Storey, J. and Tibshirani, R. (2003). Statistical significance for genomewide studies. Proceedings of the National Academy of Sciences, USA, 100, 9440–9445.
Examples
showClass("highTtest")
~~ Methods for Function plot
~~
Description
Generates a simple x-y plot giving the number of significant features as a function of the level of significance. If comparisons to Storey-Tibshirani and Benjamini-Hochberg methods were requested by the user, these will automatically be included in the plot.
Methods
signature(x = "ANY")
-
Plot method as implemented by other packages.
signature(x = "highTtest")
-
Object returned by a call to
highTtest()
.
~~ Methods for Function vennD
~~
Description
Generates 2- or 3-dimensional Venn diagrams comparing the
features selected by the Cao-Kosorok method to those selected
by the Storey-Tibshirani (2003) method
and/or the Benjamini-Hoshberg (1995) method.

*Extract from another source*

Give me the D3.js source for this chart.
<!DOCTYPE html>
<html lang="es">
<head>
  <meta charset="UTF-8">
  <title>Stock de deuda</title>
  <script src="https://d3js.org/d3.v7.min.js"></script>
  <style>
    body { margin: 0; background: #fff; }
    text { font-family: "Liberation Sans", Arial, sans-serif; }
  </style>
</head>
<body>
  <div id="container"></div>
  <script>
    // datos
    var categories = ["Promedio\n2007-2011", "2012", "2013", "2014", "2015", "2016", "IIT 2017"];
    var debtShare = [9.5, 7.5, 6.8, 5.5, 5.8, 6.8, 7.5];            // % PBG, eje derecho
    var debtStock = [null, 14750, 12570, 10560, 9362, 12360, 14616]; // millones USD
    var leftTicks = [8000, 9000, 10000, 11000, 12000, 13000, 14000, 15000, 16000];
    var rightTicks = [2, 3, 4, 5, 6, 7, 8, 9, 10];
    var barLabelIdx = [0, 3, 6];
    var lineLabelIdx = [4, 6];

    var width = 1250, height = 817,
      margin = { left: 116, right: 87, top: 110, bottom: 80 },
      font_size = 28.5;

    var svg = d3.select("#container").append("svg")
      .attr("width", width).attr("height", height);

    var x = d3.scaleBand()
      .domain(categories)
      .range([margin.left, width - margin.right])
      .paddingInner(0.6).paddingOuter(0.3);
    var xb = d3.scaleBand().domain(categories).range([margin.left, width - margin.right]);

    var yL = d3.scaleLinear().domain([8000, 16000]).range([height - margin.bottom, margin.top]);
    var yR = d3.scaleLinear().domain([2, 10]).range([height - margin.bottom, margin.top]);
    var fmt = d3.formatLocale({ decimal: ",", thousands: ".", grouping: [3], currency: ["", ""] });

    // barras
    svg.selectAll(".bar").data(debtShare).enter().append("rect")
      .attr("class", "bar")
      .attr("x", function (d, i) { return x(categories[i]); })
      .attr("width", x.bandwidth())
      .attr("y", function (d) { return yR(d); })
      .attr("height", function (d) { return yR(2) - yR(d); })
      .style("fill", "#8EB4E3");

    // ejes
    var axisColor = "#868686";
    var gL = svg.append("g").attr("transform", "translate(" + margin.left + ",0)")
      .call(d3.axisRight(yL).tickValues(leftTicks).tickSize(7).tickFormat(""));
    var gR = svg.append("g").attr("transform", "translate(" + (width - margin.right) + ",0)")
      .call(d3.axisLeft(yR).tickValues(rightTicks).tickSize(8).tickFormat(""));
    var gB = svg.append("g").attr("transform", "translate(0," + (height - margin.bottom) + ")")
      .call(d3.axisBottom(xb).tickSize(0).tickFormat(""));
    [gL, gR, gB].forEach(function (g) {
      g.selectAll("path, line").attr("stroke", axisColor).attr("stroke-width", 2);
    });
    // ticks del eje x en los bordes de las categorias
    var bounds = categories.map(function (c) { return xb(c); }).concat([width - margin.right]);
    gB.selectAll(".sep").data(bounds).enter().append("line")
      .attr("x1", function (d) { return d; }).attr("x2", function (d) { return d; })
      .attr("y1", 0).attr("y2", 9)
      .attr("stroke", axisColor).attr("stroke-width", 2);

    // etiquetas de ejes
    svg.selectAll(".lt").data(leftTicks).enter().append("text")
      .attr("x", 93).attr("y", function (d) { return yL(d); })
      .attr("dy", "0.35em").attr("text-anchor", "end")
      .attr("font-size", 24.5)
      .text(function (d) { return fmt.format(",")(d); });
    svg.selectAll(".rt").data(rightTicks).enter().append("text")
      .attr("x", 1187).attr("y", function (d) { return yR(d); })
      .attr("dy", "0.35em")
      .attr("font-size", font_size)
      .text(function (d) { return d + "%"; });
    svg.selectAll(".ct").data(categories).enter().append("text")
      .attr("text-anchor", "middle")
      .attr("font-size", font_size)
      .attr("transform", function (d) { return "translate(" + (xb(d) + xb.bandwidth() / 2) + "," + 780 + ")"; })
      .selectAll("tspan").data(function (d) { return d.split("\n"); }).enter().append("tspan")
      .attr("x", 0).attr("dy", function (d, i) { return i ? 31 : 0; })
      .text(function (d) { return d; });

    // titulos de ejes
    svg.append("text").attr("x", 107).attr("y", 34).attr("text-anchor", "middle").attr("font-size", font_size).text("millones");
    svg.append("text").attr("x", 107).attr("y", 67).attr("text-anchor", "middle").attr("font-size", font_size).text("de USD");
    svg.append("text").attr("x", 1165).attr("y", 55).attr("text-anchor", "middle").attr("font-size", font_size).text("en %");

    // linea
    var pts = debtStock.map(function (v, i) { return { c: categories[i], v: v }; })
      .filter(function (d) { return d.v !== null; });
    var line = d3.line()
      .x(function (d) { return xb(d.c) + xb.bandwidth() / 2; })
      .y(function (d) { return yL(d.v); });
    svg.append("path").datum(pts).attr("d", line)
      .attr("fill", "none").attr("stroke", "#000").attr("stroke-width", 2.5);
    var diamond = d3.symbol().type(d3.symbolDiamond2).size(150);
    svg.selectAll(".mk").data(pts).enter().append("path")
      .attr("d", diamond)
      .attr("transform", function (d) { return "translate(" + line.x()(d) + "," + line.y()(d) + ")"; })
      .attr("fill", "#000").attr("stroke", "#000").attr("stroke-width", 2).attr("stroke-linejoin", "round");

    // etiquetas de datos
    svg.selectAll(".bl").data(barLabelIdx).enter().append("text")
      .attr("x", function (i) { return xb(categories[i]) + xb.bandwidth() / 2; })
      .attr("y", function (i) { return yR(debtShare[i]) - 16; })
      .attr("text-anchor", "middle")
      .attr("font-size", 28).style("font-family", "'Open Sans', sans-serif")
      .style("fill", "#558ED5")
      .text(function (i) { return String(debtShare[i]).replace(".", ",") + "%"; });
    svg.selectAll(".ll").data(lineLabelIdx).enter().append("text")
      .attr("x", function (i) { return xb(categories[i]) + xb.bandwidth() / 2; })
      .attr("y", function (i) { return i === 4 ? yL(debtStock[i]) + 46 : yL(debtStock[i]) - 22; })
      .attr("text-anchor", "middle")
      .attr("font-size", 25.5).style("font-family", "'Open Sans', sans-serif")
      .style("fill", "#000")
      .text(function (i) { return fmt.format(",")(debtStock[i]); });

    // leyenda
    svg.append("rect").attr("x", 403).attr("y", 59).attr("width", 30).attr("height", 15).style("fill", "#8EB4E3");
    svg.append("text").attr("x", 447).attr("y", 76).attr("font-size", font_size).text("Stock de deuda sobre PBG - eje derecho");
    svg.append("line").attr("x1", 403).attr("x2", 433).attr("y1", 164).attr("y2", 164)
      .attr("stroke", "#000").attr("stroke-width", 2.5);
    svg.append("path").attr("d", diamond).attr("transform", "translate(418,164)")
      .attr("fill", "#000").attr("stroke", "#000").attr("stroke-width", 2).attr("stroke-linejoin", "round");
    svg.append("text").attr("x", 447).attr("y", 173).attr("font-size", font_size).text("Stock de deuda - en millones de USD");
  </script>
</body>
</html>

This S4 method is simply a wrapper
for draw.pairwise.venn()
and draw.triple.venn()
of
package VennDiagram.
Methods
signature(x = "highTtest", gamma="numeric", ...)
-
Object returned by a call to
highTtest()
.gamma
is the level of significance. Additional control variables for the methods ofdraw.pairwise.venn()
anddraw.triple.venn()
of package VennDiagram can be passed through the ellipsis.